Information provided ▸

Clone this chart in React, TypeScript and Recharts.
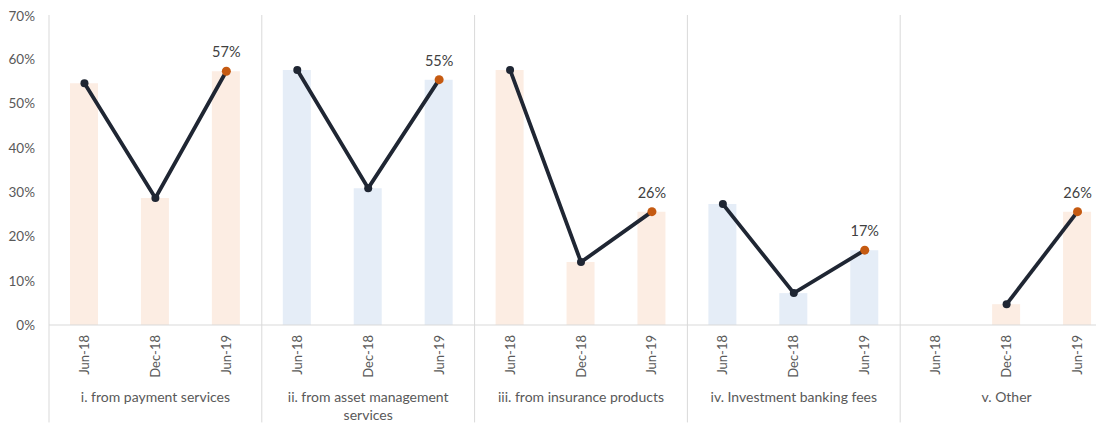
import React from 'react';
import { ComposedChart, Bar, Line, XAxis, YAxis, Cell, LabelList, ReferenceLine } from 'recharts';

const periods = ['Jun-18', 'Dec-18', 'Jun-19'];
const groupNames = [
  'i. from payment services',
  'ii. from asset management services',
  'iii. from insurance products',
  'iv. Investment banking fees',
  'v. Other',
];

// share (%) per period, one array per group
const paymentServices = [54.6, 28.7, 57.3];
const assetManagement = [57.6, 30.9, 55.4];
const insuranceProducts = [57.6, 14.2, 25.6];
const investmentBanking = [27.3, 7.2, 16.9];
const other = [null, 4.7, 25.6];

const groupValues = [paymentServices, assetManagement, insuranceProducts, investmentBanking, other];
const yTicks = [0, 10, 20, 30, 40, 50, 60, 70];

const PEACH = '#fcede3';
const BLUE = '#e5edf7';
const NAVY = '#1f2633';
const ORANGE = '#c55a11';
const GRID = '#d9d9d9';
const TEXT = '#595959';

const data = groupValues.flatMap((vals, g) =>
  vals.map((v, p) => {
    const row: any = { x: g * 3 + p, group: g, period: p, value: v };
    groupValues.forEach((_, k) => {
      row['g' + k] = k === g ? v : null;
    });
    return row;
  })
);

const xTicks = data.map((d) => d.x);
const separators = [...groupNames.map((_, g) => g * 3 - 0.5), groupNames.length * 3 - 0.5];

function wrap(text: string, max: number) {
  const words = text.split(' ');
  const lines: string[] = [];
  let cur = '';
  words.forEach((w) => {
    const next = cur ? cur + ' ' + w : w;
    if (next.length > max && cur) {
      lines.push(cur);
      cur = w;
    } else {
      cur = next;
    }
  });
  if (cur) lines.push(cur);
  return lines;
}

const XTick = (props: any) => {
  const { x, y, payload } = props;
  const i = payload.value;
  const p = i % 3;
  const g = Math.floor(i / 3);
  const lines = p === 1 ? wrap(groupNames[g], 30) : [];
  return (
    <g>
      <text
        transform={`translate(${x},${y + 2}) rotate(-90)`}
        textAnchor="end"
        dy="0.35em"
        fontSize={13}
        fill={TEXT}
      >
        {periods[p]}
      </text>
      {lines.map((l, k) => (
        <text key={k} x={x} y={y + 64 + k * 18} textAnchor="middle" dy="0.35em" fontSize={14} fill={TEXT}>
          {l}
        </text>
      ))}
    </g>
  );
};

const renderDot = (props: any) => {
  const { cx, cy, index, payload } = props;
  if (typeof cy !== 'number' || isNaN(cy) || payload == null) return <g key={'d' + index} />;
  const last = payload.period === 2;
  return <circle key={'d' + index} cx={cx} cy={cy} r={last ? 4.5 : 4} fill={last ? ORANGE : NAVY} />;
};

const renderLabel = (props: any) => {
  const { x, y, value, index } = props;
  if (value == null || data[index]?.period !== 2) return null;
  return (
    <text x={x} y={y - 14} textAnchor="middle" fontSize={14.5} fill="#404040">
      {Math.round(value)}%
    </text>
  );
};

export default function App() {
  return (
    <div style={{ width: 1096, height: 415, overflow: 'hidden', fontFamily: 'Lato, "Liberation Sans", sans-serif' }}>
      <ComposedChart width={1105} height={415} data={data} margin={{ top: 7, right: 0, bottom: 0, left: 0 }}>
        <XAxis
          type="number"
          dataKey="x"
          domain={[-0.5, 14.5]}
          ticks={xTicks}
          interval={0}
          height={98}
          axisLine={{ stroke: GRID }}
          tickLine={false}
          tick={<XTick />}
        />
        <YAxis
          domain={[0, 70]}
          ticks={yTicks}
          tickFormatter={(v) => v + '%'}
          axisLine={false}
          tickLine={false}
          width={41}
          tickMargin={8}
          tick={{ fill: TEXT, fontSize: 13.5 }}
        />
        {separators.map((s) => (
          <ReferenceLine
            key={s}
            segment={[
              { x: s, y: 70 },
              { x: s, y: -22 },
            ]}
            ifOverflow="visible"
            stroke={GRID}
            strokeWidth={1}
          />
        ))}
        <Bar dataKey="value" barSize={28} isAnimationActive={false}>
          {data.map((d) => (
            <Cell key={d.x} fill={d.group % 2 === 0 ? PEACH : BLUE} />
          ))}
        </Bar>
        {groupValues.map((_, k) => (
          <Line
            key={k}
            dataKey={'g' + k}
            stroke={NAVY}
            strokeWidth={3.8}
            dot={renderDot}
            activeDot={false}
            connectNulls={false}
            isAnimationActive={false}
          >
            <LabelList dataKey={'g' + k} content={renderLabel} />
          </Line>
        ))}
      </ComposedChart>
    </div>
  );
}
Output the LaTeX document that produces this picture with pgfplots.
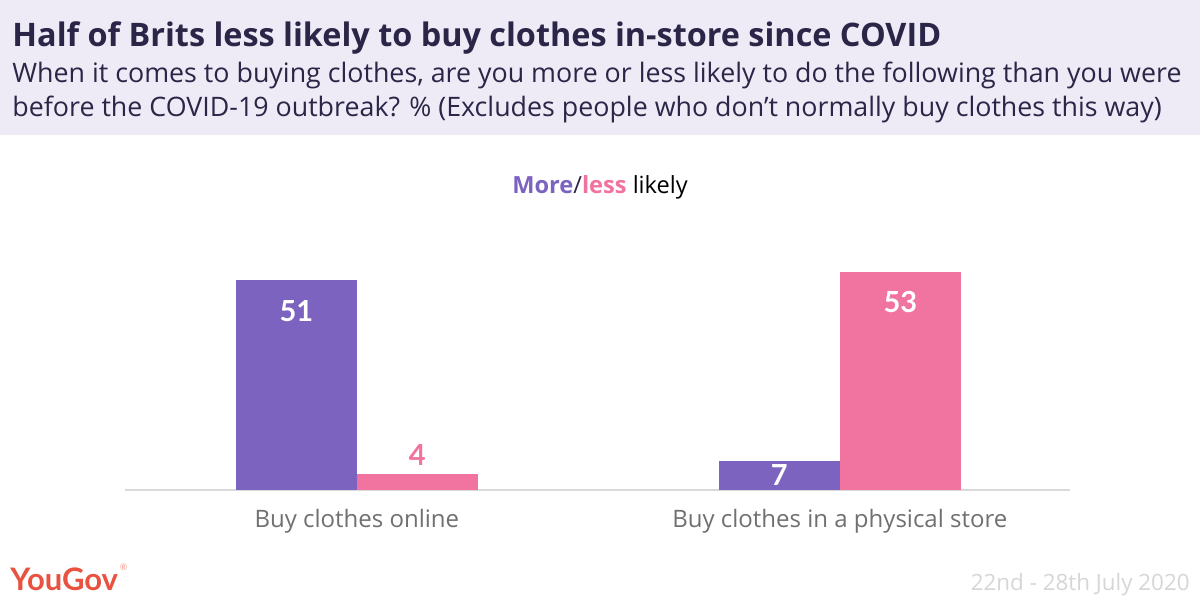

Given instruction ▸ Repeat the data in full and exactly. Omit pictures.

Solution to the problem ▸
Clone this chart in React, TypeScript and Recharts.
import React from 'react';
import { ComposedChart, Bar, Line, XAxis, YAxis, Cell, LabelList, ReferenceLine } from 'recharts';

const periods = ['Jun-18', 'Dec-18', 'Jun-19'];
const groupNames = [
  'i. from payment services',
  'ii. from asset management services',
  'iii. from insurance products',
  'iv. Investment banking fees',
  'v. Other',
];

// share (%) per period, one array per group
const paymentServices = [54.6, 28.7, 57.3];
const assetManagement = [57.6, 30.9, 55.4];
const insuranceProducts = [57.6, 14.2, 25.6];
const investmentBanking = [27.3, 7.2, 16.9];
const other = [null, 4.7, 25.6];

const groupValues = [paymentServices, assetManagement, insuranceProducts, investmentBanking, other];
const yTicks = [0, 10, 20, 30, 40, 50, 60, 70];

const PEACH = '#fcede3';
const BLUE = '#e5edf7';
const NAVY = '#1f2633';
const ORANGE = '#c55a11';
const GRID = '#d9d9d9';
const TEXT = '#595959';

const data = groupValues.flatMap((vals, g) =>
  vals.map((v, p) => {
    const row: any = { x: g * 3 + p, group: g, period: p, value: v };
    groupValues.forEach((_, k) => {
      row['g' + k] = k === g ? v : null;
    });
    return row;
  })
);

const xTicks = data.map((d) => d.x);
const separators = [...groupNames.map((_, g) => g * 3 - 0.5), groupNames.length * 3 - 0.5];

function wrap(text: string, max: number) {
  const words = text.split(' ');
  const lines: string[] = [];
  let cur = '';
  words.forEach((w) => {
    const next = cur ? cur + ' ' + w : w;
    if (next.length > max && cur) {
      lines.push(cur);
      cur = w;
    } else {
      cur = next;
    }
  });
  if (cur) lines.push(cur);
  return lines;
}

const XTick = (props: any) => {
  const { x, y, payload } = props;
  const i = payload.value;
  const p = i % 3;
  const g = Math.floor(i / 3);
  const lines = p === 1 ? wrap(groupNames[g], 30) : [];
  return (
    <g>
      <text
        transform={`translate(${x},${y + 2}) rotate(-90)`}
        textAnchor="end"
        dy="0.35em"
        fontSize={13}
        fill={TEXT}
      >
        {periods[p]}
      </text>
      {lines.map((l, k) => (
        <text key={k} x={x} y={y + 64 + k * 18} textAnchor="middle" dy="0.35em" fontSize={14} fill={TEXT}>
          {l}
        </text>
      ))}
    </g>
  );
};

const renderDot = (props: any) => {
  const { cx, cy, index, payload } = props;
  if (typeof cy !== 'number' || isNaN(cy) || payload == null) return <g key={'d' + index} />;
  const last = payload.period === 2;
  return <circle key={'d' + index} cx={cx} cy={cy} r={last ? 4.5 : 4} fill={last ? ORANGE : NAVY} />;
};

const renderLabel = (props: any) => {
  const { x, y, value, index } = props;
  if (value == null || data[index]?.period !== 2) return null;
  return (
    <text x={x} y={y - 14} textAnchor="middle" fontSize={14.5} fill="#404040">
      {Math.round(value)}%
    </text>
  );
};

export default function App() {
  return (
    <div style={{ width: 1096, height: 415, overflow: 'hidden', fontFamily: 'Lato, "Liberation Sans", sans-serif' }}>
      <ComposedChart width={1105} height={415} data={data} margin={{ top: 7, right: 0, bottom: 0, left: 0 }}>
        <XAxis
          type="number"
          dataKey="x"
          domain={[-0.5, 14.5]}
          ticks={xTicks}
          interval={0}
          height={98}
          axisLine={{ stroke: GRID }}
          tickLine={false}
          tick={<XTick />}
        />
        <YAxis
          domain={[0, 70]}
          ticks={yTicks}
          tickFormatter={(v) => v + '%'}
          axisLine={false}
          tickLine={false}
          width={41}
          tickMargin={8}
          tick={{ fill: TEXT, fontSize: 13.5 }}
        />
        {separators.map((s) => (
          <ReferenceLine
            key={s}
            segment={[
              { x: s, y: 70 },
              { x: s, y: -22 },
            ]}
            ifOverflow="visible"
            stroke={GRID}
            strokeWidth={1}
          />
        ))}
        <Bar dataKey="value" barSize={28} isAnimationActive={false}>
          {data.map((d) => (
            <Cell key={d.x} fill={d.group % 2 === 0 ? PEACH : BLUE} />
          ))}
        </Bar>
        {groupValues.map((_, k) => (
          <Line
            key={k}
            dataKey={'g' + k}
            stroke={NAVY}
            strokeWidth={3.8}
            dot={renderDot}
            activeDot={false}
            connectNulls={false}
            isAnimationActive={false}
          >
            <LabelList dataKey={'g' + k} content={renderLabel} />
          </Line>
        ))}
      </ComposedChart>
    </div>
  );
}
Output the LaTeX document that produces this picture with pgfplots.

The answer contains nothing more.